Is there any big-name ice cream brand Sadboys admit to eating? Smirks all around. 

“We’ve kind of ruined ice cream for ourselves,” Kimball admits. “But that’s OK, other people tell us we’ve ruined ice cream for them as well.”

A pile of lids wait their turn to cover pints of ice cream at Sadboy Creamery. (Kathryn Scott, Special to The Colorado Sun)

How long was the awkward pause before the Sadboys finally stopped smirking and named one edible brand? About 10 seconds longer than would have been polite. 

So? Which brand? “I mean, I’m not mad about a pint of Häagen-Dazs, specifically their strawberry,” Kimball said. “My husband’s favorite is (Ben and Jerry’s) Cherry Garcia.”

Is there a bottom to the “sad” puns?

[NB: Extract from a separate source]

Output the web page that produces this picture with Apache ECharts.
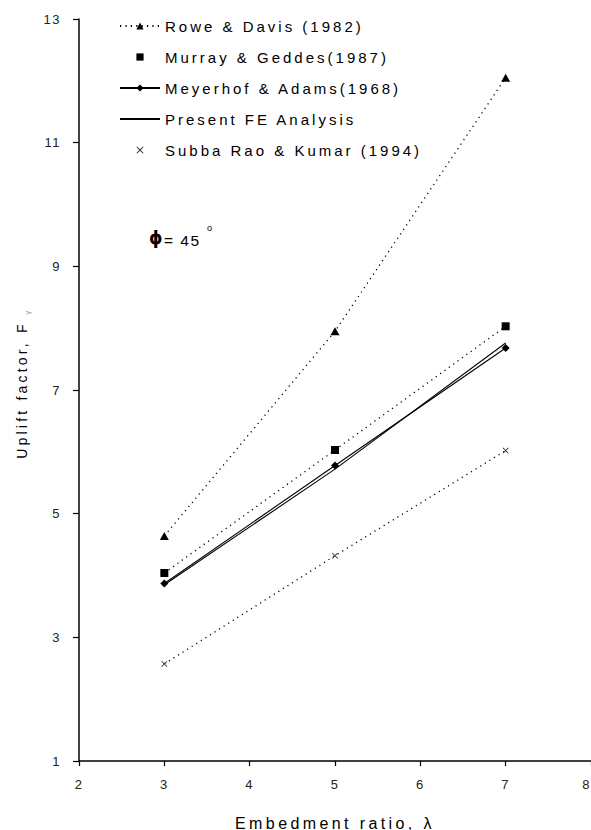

There is not. Kimball is working on an update to a past watermelon-flavored drop. Quite good, actually, but some room for improvement. The name? Melon-choly Mint. 

Has anyone famous bought their ice cream? Not that they know of. 

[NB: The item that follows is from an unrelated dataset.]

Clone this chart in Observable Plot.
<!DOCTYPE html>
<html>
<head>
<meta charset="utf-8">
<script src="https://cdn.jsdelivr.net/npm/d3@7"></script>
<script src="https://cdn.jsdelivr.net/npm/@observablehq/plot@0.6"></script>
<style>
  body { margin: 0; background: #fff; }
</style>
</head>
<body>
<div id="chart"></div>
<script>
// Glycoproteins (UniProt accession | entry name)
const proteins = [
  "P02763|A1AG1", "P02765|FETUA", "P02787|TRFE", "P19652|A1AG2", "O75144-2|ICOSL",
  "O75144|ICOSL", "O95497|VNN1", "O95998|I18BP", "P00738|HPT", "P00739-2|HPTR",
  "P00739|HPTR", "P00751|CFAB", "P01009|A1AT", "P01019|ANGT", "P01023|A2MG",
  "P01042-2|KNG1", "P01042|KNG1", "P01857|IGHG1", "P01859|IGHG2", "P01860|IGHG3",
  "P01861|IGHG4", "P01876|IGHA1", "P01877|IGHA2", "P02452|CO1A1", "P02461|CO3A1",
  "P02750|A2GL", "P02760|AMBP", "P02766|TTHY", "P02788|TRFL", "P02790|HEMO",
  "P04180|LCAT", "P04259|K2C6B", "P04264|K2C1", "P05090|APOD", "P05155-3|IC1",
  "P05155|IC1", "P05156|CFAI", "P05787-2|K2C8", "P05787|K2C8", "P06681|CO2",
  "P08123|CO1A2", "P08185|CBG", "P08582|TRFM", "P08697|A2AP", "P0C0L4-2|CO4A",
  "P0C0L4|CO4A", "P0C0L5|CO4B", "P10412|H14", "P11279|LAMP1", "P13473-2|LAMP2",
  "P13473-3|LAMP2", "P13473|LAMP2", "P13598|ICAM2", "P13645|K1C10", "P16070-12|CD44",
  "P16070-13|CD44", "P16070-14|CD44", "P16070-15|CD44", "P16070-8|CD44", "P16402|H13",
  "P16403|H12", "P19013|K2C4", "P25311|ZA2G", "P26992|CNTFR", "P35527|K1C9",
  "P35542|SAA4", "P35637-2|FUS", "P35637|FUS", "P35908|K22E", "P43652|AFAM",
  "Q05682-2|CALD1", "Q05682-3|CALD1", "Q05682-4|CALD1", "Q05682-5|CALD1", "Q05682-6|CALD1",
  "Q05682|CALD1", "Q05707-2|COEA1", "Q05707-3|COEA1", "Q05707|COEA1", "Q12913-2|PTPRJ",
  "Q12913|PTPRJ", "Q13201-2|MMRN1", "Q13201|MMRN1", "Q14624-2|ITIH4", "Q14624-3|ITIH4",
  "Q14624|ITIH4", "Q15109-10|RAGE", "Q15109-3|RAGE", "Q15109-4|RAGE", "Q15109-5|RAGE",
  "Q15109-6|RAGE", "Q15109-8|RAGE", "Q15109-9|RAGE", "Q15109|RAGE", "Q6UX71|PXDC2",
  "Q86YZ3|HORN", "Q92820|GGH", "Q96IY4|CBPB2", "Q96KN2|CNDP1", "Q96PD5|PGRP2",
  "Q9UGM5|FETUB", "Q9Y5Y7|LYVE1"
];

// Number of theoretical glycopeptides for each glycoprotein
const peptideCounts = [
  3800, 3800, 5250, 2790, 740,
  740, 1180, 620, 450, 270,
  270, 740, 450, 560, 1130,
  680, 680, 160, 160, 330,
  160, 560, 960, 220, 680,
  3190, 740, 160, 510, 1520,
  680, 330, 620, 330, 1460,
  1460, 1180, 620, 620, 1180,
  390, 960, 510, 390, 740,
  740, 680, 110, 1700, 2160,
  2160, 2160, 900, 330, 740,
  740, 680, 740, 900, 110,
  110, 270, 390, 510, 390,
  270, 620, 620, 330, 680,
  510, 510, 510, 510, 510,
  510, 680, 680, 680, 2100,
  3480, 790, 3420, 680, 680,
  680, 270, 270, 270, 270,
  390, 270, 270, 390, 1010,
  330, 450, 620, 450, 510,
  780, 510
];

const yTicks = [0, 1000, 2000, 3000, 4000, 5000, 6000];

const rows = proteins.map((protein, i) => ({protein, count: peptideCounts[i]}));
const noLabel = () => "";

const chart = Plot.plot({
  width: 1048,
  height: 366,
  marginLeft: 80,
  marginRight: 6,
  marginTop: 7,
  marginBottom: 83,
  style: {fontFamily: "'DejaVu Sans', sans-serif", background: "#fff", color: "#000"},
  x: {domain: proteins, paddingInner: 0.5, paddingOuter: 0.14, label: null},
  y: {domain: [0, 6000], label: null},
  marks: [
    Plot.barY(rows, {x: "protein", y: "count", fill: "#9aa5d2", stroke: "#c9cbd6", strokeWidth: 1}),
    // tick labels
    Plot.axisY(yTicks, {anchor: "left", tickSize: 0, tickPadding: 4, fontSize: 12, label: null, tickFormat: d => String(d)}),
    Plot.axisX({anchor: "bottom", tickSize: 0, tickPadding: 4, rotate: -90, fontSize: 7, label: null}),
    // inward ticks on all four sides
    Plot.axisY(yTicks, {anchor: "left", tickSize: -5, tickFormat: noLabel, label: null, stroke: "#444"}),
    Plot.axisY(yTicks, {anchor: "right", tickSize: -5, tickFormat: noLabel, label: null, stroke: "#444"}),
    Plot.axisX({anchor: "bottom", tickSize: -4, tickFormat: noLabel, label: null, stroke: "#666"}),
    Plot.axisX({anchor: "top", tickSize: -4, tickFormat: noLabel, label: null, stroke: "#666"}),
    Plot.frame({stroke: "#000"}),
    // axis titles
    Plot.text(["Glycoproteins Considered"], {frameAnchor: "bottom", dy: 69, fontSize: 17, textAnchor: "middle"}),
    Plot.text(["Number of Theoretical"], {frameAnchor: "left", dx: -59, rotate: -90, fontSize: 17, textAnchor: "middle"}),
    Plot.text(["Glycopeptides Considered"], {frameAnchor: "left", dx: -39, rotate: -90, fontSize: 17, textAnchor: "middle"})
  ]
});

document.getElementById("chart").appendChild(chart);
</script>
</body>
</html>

What famous person would they want to buy their ice cream? Kristen Wiig. Kristen Wiig starred in a campy comedy critics quite liked called “Barb and Star Go to Vista del Mar,” that was buried by COVID but has a loyal streaming following. The Sadboys watch it over and over again because it makes them not-sad. They have named kitchen machines after “Barb and Star” characters. 

The three small gelato machines Kimball started with and still uses for new flavor testing are Barb, Star and Edgar. The two larger mixing machines are named Trish and Tommy.

“So if Kristen Wiig wants a pint  …,” Kimball begins. “That would be SW-eet,” Verhulst finishes.

Gov. Jared Polis is famous. Sort of. What if he declared a Capitol ice cream emergency at 14th and Sherman and sent a state trooper down to jump the line at 13th and Sherman for a pint of Cereal-ously Sad? 

“We would let him know,” Kimball said, “that he can go online on Mondays.”